Objectives: To evaluate the incidence of microchimerism in systemic lupus erythematosus (SLE), to quantify the phenomenon, to evaluate changes of microchimerism during follow up, and to correlate these data with clinical and laboratory variables.
Methods: Patients were selected for the study on the basis of the following criteria: (a) pregnancy with at least one male offspring; (b) no history of abortion and blood transfusion. Microchimerism was detected using a competitive nested polymerase chain reaction for a specific Y chromosome sequence and an internal competitor designed ad hoc. Disease activity and organ involvement were also evaluated.
Results: Sixty samples from 22 patients with SLE and 24 healthy controls were examined.

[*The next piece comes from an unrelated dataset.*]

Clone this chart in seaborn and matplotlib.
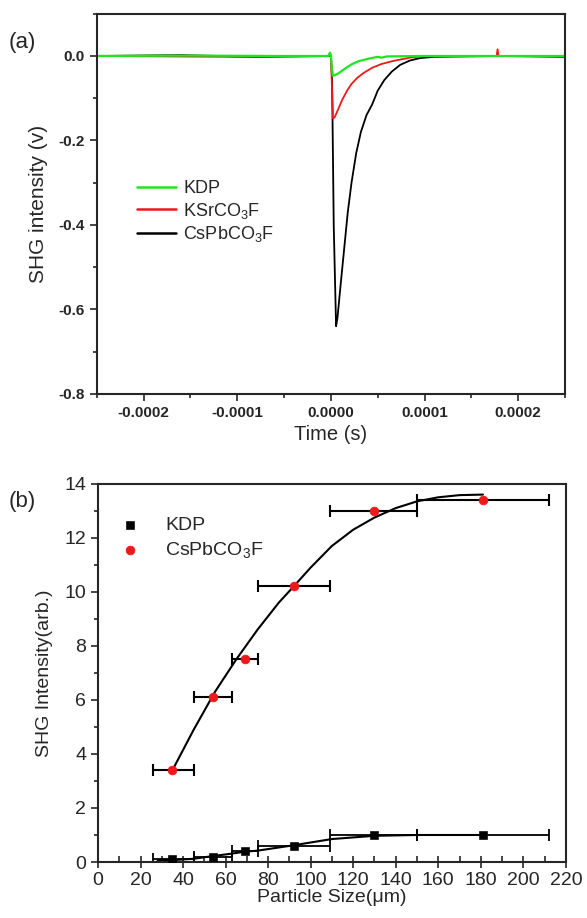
import numpy as np
import matplotlib
matplotlib.use("Agg")
import matplotlib.pyplot as plt
import seaborn as sns
from matplotlib.ticker import MultipleLocator, FormatStrFormatter
from matplotlib.lines import Line2D

# ---- panel (a): SHG signal vs time ----
t_kdp = [-0.00025, -0.00015, -0.00005, -0.000003, -0.000001, 0.0, 0.000001, 0.0000022,
         0.0000045, 0.000008, 0.0000119, 0.000017, 0.0000227, 0.00003, 0.000041, 0.00005,
         0.000054, 0.00006, 0.0001, 0.00025]
v_kdp = [0.0, 0.001, 0.0, 0.0, 0.008, 0.002, -0.03, -0.047,
         -0.045, -0.041, -0.035, -0.027, -0.019, -0.012, -0.006, -0.002,
         -0.004, -0.001, 0.0, 0.0]

t_ksr = [-0.00025, -0.0001, 0.0, 0.0000012, 0.0000022, 0.000004, 0.000006, 0.0000086,
         0.000012, 0.0000173, 0.000022, 0.000028, 0.000035, 0.000044, 0.000054, 0.000066,
         0.000084, 0.0001, 0.000177, 0.000178, 0.000179, 0.00025]
v_ksr = [0.0, -0.002, 0.0, -0.08, -0.148, -0.145, -0.135, -0.122,
         -0.104, -0.082, -0.066, -0.052, -0.040, -0.028, -0.019, -0.012,
         -0.004, 0.0, 0.0, 0.016, 0.0, 0.0]

t_cspb = [-0.00025, -0.00016, -0.00008, 0.0, 0.0000012, 0.000003, 0.0000055, 0.000007,
          0.00001, 0.000014, 0.000018, 0.000022, 0.000027, 0.000032, 0.000038, 0.000044,
          0.00005, 0.000057, 0.000065, 0.000074, 0.000084, 0.000095, 0.00011, 0.00018, 0.00025]
v_cspb = [0.0, 0.002, -0.002, 0.0, -0.05, -0.40, -0.64, -0.62,
          -0.55, -0.46, -0.37, -0.30, -0.23, -0.18, -0.14, -0.115,
          -0.082, -0.057, -0.037, -0.021, -0.011, -0.005, -0.002, 0.0, -0.002]

# ---- panel (b): SHG intensity vs particle size ----
size = [35, 54, 69, 92, 130, 181]
size_lo = [26, 45, 63, 75, 109, 150]
size_hi = [45, 63, 75, 109, 150, 212]
kdp_int = [0.1, 0.2, 0.4, 0.6, 1.0, 1.0]
cspb_int = [3.4, 6.1, 7.5, 10.2, 13.0, 13.4]

# fitted curves
fit_x = [35, 45, 55, 65, 75, 85, 92, 100, 110, 120, 130, 140, 150, 160, 170, 181]
fit_cspb = [3.4, 4.9, 6.3, 7.5, 8.6, 9.6, 10.2, 10.9, 11.7, 12.3, 12.75, 13.1, 13.35, 13.5, 13.58, 13.6]
fit_kdp_x = [28, 35, 45, 54, 62, 69, 75, 92, 110, 130, 150, 181]
fit_kdp = [0.05, 0.07, 0.12, 0.22, 0.3, 0.38, 0.42, 0.62, 0.85, 0.97, 1.0, 1.0]

sns.set_style("ticks")
plt.rcParams["font.family"] = ["Liberation Sans", "DejaVu Sans"]
plt.rcParams["mathtext.fontset"] = "custom"
plt.rcParams["mathtext.rm"] = "Liberation Sans"
plt.rcParams["mathtext.it"] = "Liberation Sans:italic"

fig = plt.figure(figsize=(5.87, 9.18), dpi=100)
ax1 = fig.add_axes([0.165, 0.571, 0.7975, 0.414])
ax2 = fig.add_axes([0.167, 0.061, 0.797, 0.412])

green, red = "#1ee61e", "#f01818"

sns.lineplot(x=t_cspb, y=v_cspb, ax=ax1, color="black", lw=1.3, estimator=None, sort=False)
sns.lineplot(x=t_ksr, y=v_ksr, ax=ax1, color=red, lw=1.3, estimator=None, sort=False)
sns.lineplot(x=t_kdp, y=v_kdp, ax=ax1, color=green, lw=1.6, estimator=None, sort=False)

ax1.set_xlim(-0.00025, 0.00025)
ax1.set_ylim(-0.8, 0.1)
ax1.xaxis.set_major_locator(MultipleLocator(0.0001))
ax1.xaxis.set_minor_locator(MultipleLocator(0.00005))
ax1.yaxis.set_minor_locator(MultipleLocator(0.1))
ax1.xaxis.set_major_formatter(FormatStrFormatter("%.4f"))
ax1.yaxis.set_major_formatter(FormatStrFormatter("%.1f"))
ax1.set_yticks([0.0, -0.2, -0.4, -0.6, -0.8])
ax1.tick_params(which="major", direction="out", length=5, width=1.2, labelsize=11)
ax1.tick_params(which="minor", direction="out", length=3, width=1.2)
for lab in ax1.get_xticklabels() + ax1.get_yticklabels():
    lab.set_fontweight("bold")
ax1.set_xlabel("Time (s)", fontsize=14.5)
ax1.set_ylabel("SHG intensity (v)", fontsize=15, labelpad=8)
for sp in ax1.spines.values():
    sp.set_linewidth(1.5)
    sp.set_visible(True)

handles = [Line2D([], [], color=green, lw=1.8),
           Line2D([], [], color=red, lw=1.8),
           Line2D([], [], color="black", lw=1.8)]
ax1.legend(handles, ["KDP", r"KSrCO$_3$F", r"CsPbCO$_3$F"], loc="upper left",
           bbox_to_anchor=(0.05, 0.605), frameon=False, fontsize=13,
           handlelength=2.2, handletextpad=0.4, labelspacing=0.2)
fig.text(0.015, 0.948, "(a)", fontsize=16)

# panel (b)
xerr = [np.array(size) - np.array(size_lo), np.array(size_hi) - np.array(size)]
ax2.errorbar(size, kdp_int, xerr=xerr, fmt="none", ecolor="black", elinewidth=1.3,
             capsize=4, capthick=1.3)
ax2.errorbar(size, cspb_int, xerr=xerr, fmt="none", ecolor="black", elinewidth=1.5,
             capsize=4, capthick=1.5)
sns.lineplot(x=fit_x, y=fit_cspb, ax=ax2, color="black", lw=1.5, estimator=None, sort=False)
sns.lineplot(x=fit_kdp_x, y=fit_kdp, ax=ax2, color="black", lw=1.5, estimator=None, sort=False)
sns.scatterplot(x=size, y=kdp_int, ax=ax2, marker="s", color="black", s=30,
                edgecolor="black", label="KDP", zorder=5)
sns.scatterplot(x=size, y=cspb_int, ax=ax2, marker="o", color=red, s=40,
                edgecolor=red, label=r"CsPbCO$_3$F", zorder=5)

ax2.set_xlim(0, 220)
ax2.set_ylim(0, 14)
ax2.xaxis.set_major_locator(MultipleLocator(20))
ax2.xaxis.set_minor_locator(MultipleLocator(10))
ax2.yaxis.set_major_locator(MultipleLocator(2))
ax2.yaxis.set_minor_locator(MultipleLocator(1))
ax2.tick_params(axis="x", which="major", direction="inout", length=8, width=1.2, labelsize=14)
ax2.tick_params(axis="x", which="minor", direction="in", length=4, width=1.2)
ax2.tick_params(axis="y", which="major", direction="out", length=5, width=1.2, labelsize=14)
ax2.tick_params(axis="y", which="minor", direction="out", length=3, width=1.2)
ax2.set_xlabel("Particle Size(\u03bcm)", fontsize=14, labelpad=0)
ax2.set_ylabel("SHG Intensity(arb.)", fontsize=14, labelpad=8)
for sp in ax2.spines.values():
    sp.set_linewidth(1.5)
    sp.set_visible(True)
ax2.legend(loc="upper left", bbox_to_anchor=(-0.01, 0.96), frameon=False, fontsize=14,
           handletextpad=0.8, labelspacing=0.3, markerscale=1.0)
fig.text(0.015, 0.448, "(b)", fontsize=16)

fig.savefig("out.png", dpi=100)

Microchimerism was seen in 11 (50%) patients and 12 (50%) controls. The mean number of male equivalent cells was 2.4 cells/100 000 (range 0.1–17) in patients with SLE and 2.5 (range 0.2–1.8) in healthy controls. No differences in the incidence of microchimerism or in the number of microchimeric cells were found between patients and healthy controls. Patients with a history of lupus nephritis had a higher mean number of fetal cells than patients with no such history. Disease activity did not appear to correlate with microchimerism.
Conclusions: The preliminary data suggest that microchimerism does not interfere with the disease course of SLE, although further analysis on larger groups will be necessary to confirm these observations.